Whilst working through The Selenium Guidebook I caught myself doing something that I know I'm sometimes guilty of.
Trying to power through learning to get it "done" and move on to the next thing on my list.
If a course/book outlines a concept or works through an example and then encourages the student to play around with that in their own time, too often I don't do it. I'd rather continue "making progress".
Why? Because as the title I chose for this blog suggests, I allow myself to feel under the pressure of "too much to learn".
That learning backlog in Trello, and the list of tweeted links that I favourite for further investigation, get longer every day. And learning is slow when I mostly have to fit it into late evenings or weekends.
Learning shouldn't be a numbers game
Because of some sort of underlying insecurity, perhaps reinforced by most job ads, I feel that there is too much I don't know to call myself a good Tester. I worry that the majority of Testers are more skilled, and better informed, than I am.
I tend also to beat myself up if it takes me a long time to "get" a topic or exercise in my learning. A "long time" being longer than I imagine other people would need.
But where's my evidence for either of those thoughts? I need to apply the critical thinking skills that I claim to value!
I'm in danger of playing a numbers game with learning. Of thinking it's about quantity not quality.
And yet I know that I'm more likely to absorb material if I spend additional time working and practicing on it myself beyond the given examples. Sometimes I do that, but too often I neglect it to move on to another subject area that I feel I need to know about.
It's not such a surprise then that I can find learning doesn't "stick".
Specialise or generalise - that old question
I've often mulled in the past whether I should narrow down an area of testing to specialise in. (And risk narrowing my opportunities in the process.)
Generally, I do focus on broadly "web"-related learning because that's where I got into testing and where my interests mostly lie. But that's still a big area - and it's not even what I currently do for a day job.
Whilst technical skills are where I feel most lacking, I wouldn't want to neglect studying what I believe to be the core responsibilities of the tester (even if you wouldn't get that impression from most job ads) - thinking skills.

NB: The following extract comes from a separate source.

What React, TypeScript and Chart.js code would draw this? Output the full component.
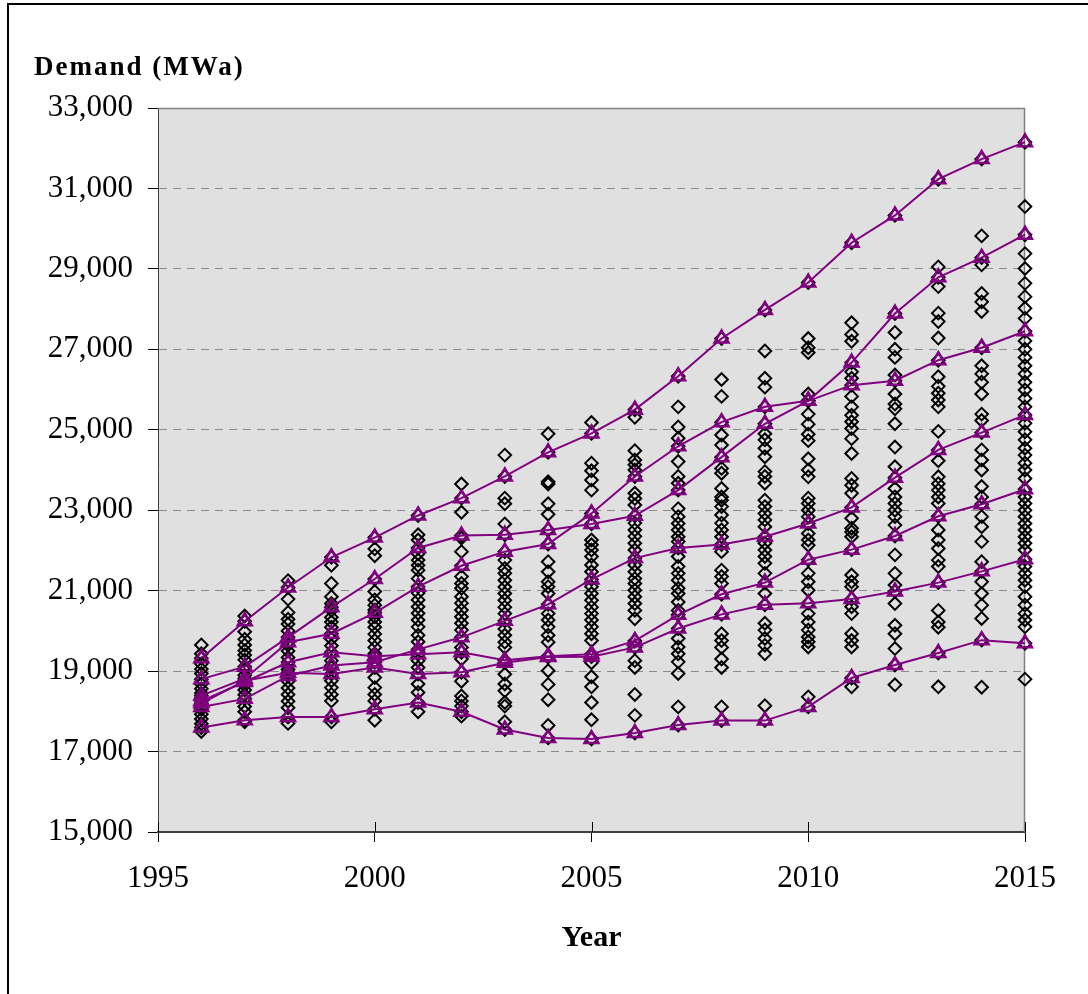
import React, { useEffect, useRef } from "react";
import { Chart, registerables } from "chart.js";

Chart.register(...registerables);

// ---------- data ----------
const years = [1996, 1997, 1998, 1999, 2000, 2001, 2002, 2003, 2004, 2005, 2006, 2007, 2008, 2009, 2010, 2011, 2012, 2013, 2014, 2015];

const line1 = [19320, 20240, 21080, 21830, 22320, 22870, 23300, 23840, 24440, 24910, 25500, 26330, 27270, 27980, 28660, 29650, 30330, 31230, 31730, 32150];
const line2 = [18800, 19110, 19840, 20590, 21290, 22060, 22370, 22390, 22510, 22660, 22860, 23500, 24320, 25150, 25720, 26670, 27890, 28790, 29280, 29850];
const line3 = [18390, 18810, 19720, 19930, 20450, 21100, 21620, 21970, 22160, 22920, 23840, 24590, 25190, 25570, 25720, 26110, 26220, 26730, 27040, 27450];
const line4 = [18110, 18310, 18880, 19140, 19220, 19540, 19840, 20250, 20660, 21280, 21810, 22060, 22150, 22340, 22670, 23070, 23810, 24500, 24930, 25370];
const line5 = [18260, 18730, 19220, 19470, 19370, 19420, 19470, 19270, 19370, 19420, 19750, 20400, 20910, 21200, 21770, 22020, 22360, 22850, 23150, 23520];
const line6 = [18200, 18760, 18960, 18930, 19090, 18930, 18970, 19210, 19350, 19360, 19590, 20060, 20410, 20650, 20690, 20790, 20980, 21200, 21480, 21780];
const line7 = [17600, 17780, 17860, 17860, 18050, 18220, 17990, 17550, 17340, 17310, 17460, 17660, 17770, 17770, 18110, 18830, 19150, 19450, 19770, 19690];
const lineSeries = [line1, line2, line3, line4, line5, line6, line7];

const d1996 = [19650, 19430, 19180, 19050, 18940, 18680, 18560, 18450, 18330, 18050, 17930, 17810, 17690, 17500];
const d1997 = [20370, 19980, 19790, 19650, 19510, 19400, 19280, 19030, 18900, 18650, 18530, 18410, 18120, 17990, 17740];
const d1998 = [21250, 20790, 20460, 20290, 20170, 20000, 19650, 19500, 19340, 19040, 18750, 18580, 18420, 18250, 18090, 17700];
const d1999 = [21630, 21180, 20850, 20680, 20510, 20340, 20220, 20090, 19800, 19630, 19260, 19090, 18760, 18590, 18420, 18260, 17740];
const d2000 = [22040, 21870, 20980, 20770, 20640, 20520, 20350, 20220, 20090, 19920, 19760, 19590, 19430, 18840, 18590, 18420, 18260, 17780];
const d2001 = [22390, 22260, 21920, 21760, 21630, 21510, 21300, 20940, 20770, 20600, 20440, 20270, 20100, 19890, 19730, 19260, 19090, 18680, 18470, 17990];
const d2002 = [23650, 22950, 22310, 21970, 21350, 21180, 21060, 20850, 20690, 20520, 20350, 20190, 20020, 19590, 19300, 18750, 18380, 18260, 18130, 17880];
const d2003 = [24370, 23300, 23160, 22660, 21760, 21550, 21430, 21260, 21090, 20930, 20760, 20590, 20430, 20050, 19890, 19720, 19590, 18920, 18680, 18510, 18220, 18130, 17740];
const d2004 = [24900, 23710, 23650, 23160, 22900, 21720, 21470, 21220, 21100, 20930, 20430, 20270, 20100, 19890, 19720, 19010, 18670, 18290, 17650];
const d2005 = [25180, 24170, 23980, 23750, 23500, 22260, 22140, 22010, 21850, 21640, 21470, 21100, 20930, 20760, 20590, 20430, 20270, 20100, 19930, 19760, 19210, 18860, 18610, 18220, 17790];
const d2006 = [25310, 24480, 24250, 24130, 24000, 23420, 23290, 23130, 22680, 22510, 22350, 22180, 22010, 21640, 21470, 21300, 21180, 21010, 20850, 20680, 20510, 20300, 19260, 19090, 18420, 17900];
const d2007 = [25570, 25070, 24790, 24210, 23840, 23670, 23040, 22840, 22670, 22510, 22340, 22220, 21850, 21600, 21430, 21260, 21060, 20930, 20720, 20510, 19810, 19600, 19430, 19230, 18940, 18110];
const d2008 = [26250, 25830, 24870, 24620, 24040, 23920, 23540, 23330, 23250, 23090, 22880, 22680, 22510, 22340, 21970, 21510, 21350, 21180, 19930, 19760, 19590, 19300, 19090, 18110];
const d2009 = [26960, 26280, 26060, 24900, 24750, 24540, 24330, 23960, 23840, 23670, 23250, 23090, 22920, 22760, 22590, 22180, 22010, 21850, 21680, 21430, 20930, 20190, 20020, 19810, 19640, 19430, 18140];
const d2010 = [27270, 27040, 26920, 25890, 25390, 25140, 24890, 24730, 24280, 24000, 23830, 23300, 23170, 23000, 22840, 22420, 22260, 22130, 21430, 21220, 21010, 20430, 20220, 20020, 19850, 19730, 19600, 18360];
const d2011 = [27660, 27370, 27200, 26440, 26280, 25830, 25570, 25360, 25200, 25030, 24780, 24410, 23790, 23620, 23420, 22800, 22550, 22460, 22340, 21390, 21220, 21100, 20600, 20430, 19930, 19760, 19600, 18610];
const d2012 = [27420, 27000, 26800, 26360, 25890, 25640, 25520, 25150, 24570, 24080, 23540, 23330, 23170, 23000, 22840, 22630, 21890, 21430, 21140, 20680, 20140, 19930, 19560, 18660];
const d2013 = [29050, 28560, 27900, 27690, 27280, 26320, 26080, 25910, 25740, 25570, 24960, 24230, 23830, 23660, 23500, 23330, 23170, 22510, 22260, 22050, 21760, 21600, 20510, 20220, 20090, 18610];
const d2014 = [29820, 29100, 28390, 28180, 27940, 26590, 26390, 26180, 25890, 25390, 25230, 24500, 24250, 24000, 23590, 23330, 22840, 22590, 22220, 21720, 21220, 20930, 20640, 20310, 18600];
const d2015 = [30550, 29380, 29010, 28640, 28310, 28020, 27770, 27210, 27000, 26800, 26590, 26390, 26180, 25990, 25780, 25570, 25160, 24950, 24750, 24540, 24370, 24170, 24000, 23790, 23330, 23170, 23000, 22840, 22670, 22510, 22340, 22180, 22010, 21600, 21430, 21260, 21100, 20850, 20640, 20430, 20270, 20100, 18800];
const diamondsByYear = [d1996, d1997, d1998, d1999, d2000, d2001, d2002, d2003, d2004, d2005, d2006, d2007, d2008, d2009, d2010, d2011, d2012, d2013, d2014, d2015];

const xTicks = [1995, 2000, 2005, 2010, 2015];
const yTicks = [15000, 17000, 19000, 21000, 23000, 25000, 27000, 29000, 31000, 33000];

const xTitle = "Year";
const yTitle = "Demand (MWa)";

const SERIF = "'Liberation Serif', 'Times New Roman', Times, serif";
const PURPLE = "#800080";

export default function App() {
  const ref = useRef<HTMLCanvasElement>(null);

  useEffect(() => {
    const canvas = ref.current;
    if (!canvas) return;

    const diamondPoints: { x: number; y: number }[] = [];
    years.forEach((yr, i) => {
      diamondsByYear[i].forEach((v) => diamondPoints.push({ x: yr, y: v }));
      lineSeries.forEach((s) => diamondPoints.push({ x: yr, y: s[i] }));
    });

    const framePlugin = {
      id: "framePlugin",
      beforeDraw(chart: any) {
        const { ctx, chartArea: a } = chart;
        ctx.save();
        ctx.fillStyle = "#ffffff";
        ctx.fillRect(0, 0, chart.width, chart.height);
        ctx.fillStyle = "#e0e0e0";
        ctx.fillRect(a.left, a.top, a.right - a.left, a.bottom - a.top);
        ctx.restore();
      },
      beforeDatasetsDraw(chart: any) {
        const { ctx, chartArea: a } = chart;
        ctx.save();
        ctx.strokeStyle = "#808080";
        ctx.lineWidth = 1.5;
        ctx.beginPath();
        ctx.moveTo(a.left, a.top + 0.5);
        ctx.lineTo(a.right - 0.5, a.top + 0.5);
        ctx.lineTo(a.right - 0.5, a.bottom);
        ctx.stroke();
        // inner half of x tick marks
        const xs = chart.scales.x;
        ctx.strokeStyle = "#000";
        ctx.lineWidth = 1;
        xTicks.forEach((v) => {
          const px = Math.round(xs.getPixelForValue(v)) + 0.5;
          ctx.beginPath();
          ctx.moveTo(px, a.bottom - 10);
          ctx.lineTo(px, a.bottom);
          ctx.stroke();
        });
        ctx.restore();
      },
      afterDraw(chart: any) {
        const { ctx } = chart;
        ctx.save();
        ctx.fillStyle = "#000";
        ctx.fillRect(7, 3, chart.width - 7, 2);
        ctx.fillRect(7, 3, 2, chart.height - 3);
        ctx.font = `bold 27px ${SERIF}`;
        (ctx as any).letterSpacing = "2px";
        ctx.textAlign = "left";
        ctx.textBaseline = "alphabetic";
        ctx.fillText(yTitle, 34, 75);
        ctx.restore();
      },
    };

    const chart = new Chart(canvas, {
      type: "scatter",
      data: {
        datasets: [
          ...lineSeries.map((s, k) => ({
            label: `Line ${k + 1}`,
            data: years.map((yr, i) => ({ x: yr, y: s[i] })),
            showLine: true,
            borderColor: PURPLE,
            borderWidth: 2,
            pointStyle: "triangle",
            pointRadius: 8,
            pointHoverRadius: 8,
            pointBorderColor: PURPLE,
            pointBorderWidth: 2.5,
            pointBackgroundColor: "rgba(0,0,0,0)",
            fill: false,
            tension: 0,
            clip: false,
            order: 0,
          })),
          {
            label: "Scenarios",
            data: diamondPoints,
            showLine: false,
            pointStyle: "rectRot",
            pointRadius: 6.3,
            pointHoverRadius: 6.3,
            pointBorderColor: "#000",
            pointBorderWidth: 2,
            pointBackgroundColor: "rgba(0,0,0,0)",
            clip: false,
            order: 1,
          },
        ] as any,
      },
      options: {
        responsive: false,
        animation: false,
        devicePixelRatio: 1,
        layout: { padding: { top: 108, right: 63, left: 0, bottom: 0 } },
        plugins: {
          legend: { display: false },
          tooltip: { enabled: false },
          title: { display: false },
        },
        scales: {
          x: {
            type: "linear",
            min: 1995,
            max: 2015,
            afterBuildTicks: (s: any) => {
              s.ticks = xTicks.map((v) => ({ value: v }));
            },
            afterFit: (s: any) => {
              s.height = 162;
            },
            ticks: {
              font: { family: SERIF, size: 31 },
              color: "#000",
              padding: 18,
              maxRotation: 0,
              autoSkip: false,
              callback: (v: any) => String(v),
            },
            grid: {
              drawOnChartArea: false,
              tickLength: 10,
              tickColor: "#000",
              color: "#000",
            },
            border: { color: "#404040", width: 2 },
            title: {
              display: true,
              text: xTitle,
              font: { family: SERIF, size: 30, weight: "bold" },
              color: "#000",
              padding: { top: 0, bottom: 38 },
            },
          },
          y: {
            type: "linear",
            min: 15000,
            max: 33000,
            afterBuildTicks: (s: any) => {
              s.ticks = yTicks.map((v) => ({ value: v }));
            },
            afterFit: (s: any) => {
              s.width = 158;
            },
            ticks: {
              font: { family: SERIF, size: 31 },
              color: "#000",
              padding: 15,
              callback: (v: any) => Number(v).toLocaleString("en-US"),
            },
            grid: {
              color: (c: any) =>
                c.tick && (c.tick.value === 15000 || c.tick.value === 33000) ? "rgba(0,0,0,0)" : "#8c8c8c",
              tickColor: "#000",
              tickLength: 10,
              lineWidth: 1,
            },
            border: { color: "#404040", width: 1, dash: [8, 6] },
          },
        },
      } as any,
      plugins: [framePlugin],
    });

    return () => chart.destroy();
  }, []);

  return (
    <canvas
      ref={ref}
      width={1088}
      height={994}
      style={{ position: "absolute", left: 0, top: 0, width: 1088, height: 994, display: "block" }}
    />
  );
}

So it can pretty quickly seem like there is "too much to learn" and that I need to touch all of it to be taken seriously.
Intellectually I know that I can't be good at every tool or technology and at all kinds of testing. But emotionally I worry that I always need to be good at more stuff than I am.
Having an overview of multiple topics is no doubt good - but is it better than being well-informed on a few? (Especially when you consider that knowledge of tools/technologies needs to be constantly kept on top of and 'upgraded'?)
The "generalist" T-shaped Tester
I would regard myself as sharing Rob Lambert's view of the value of the T-shaped Tester. And, having got in to testing quite late in my working life, I have other skills
But if Rob sees "testing" as representing the vertical bar of the T, where I get hung up on is how far to generalise or to specialise within that "testing" bar.
Am I trying to be a kind of "Unicode character 0166-shaped" Tester? (Not that that shape quite captures it either!) With a broad range of technical knowledge?
Unicode character 0166 |
At the moment it feels like I have unrealistic expectations of my ability to learn.
Perhaps I need the confidence that not knowing something is ok providing you have the capacity and will to learn it when you need it. And that you always bring a set of core skills whatever the context.
Never stop learning
Learning is a continuous process and learning is a motivator for me. I wouldn't want to be in a situation where there was nothing new to learn.
But it shouldn't be stressful. Working through a learning backlog should be a source of pleasure and not a cloud hanging over me.
I need to make that mental shift, and maybe that requires narrowing my ambitions.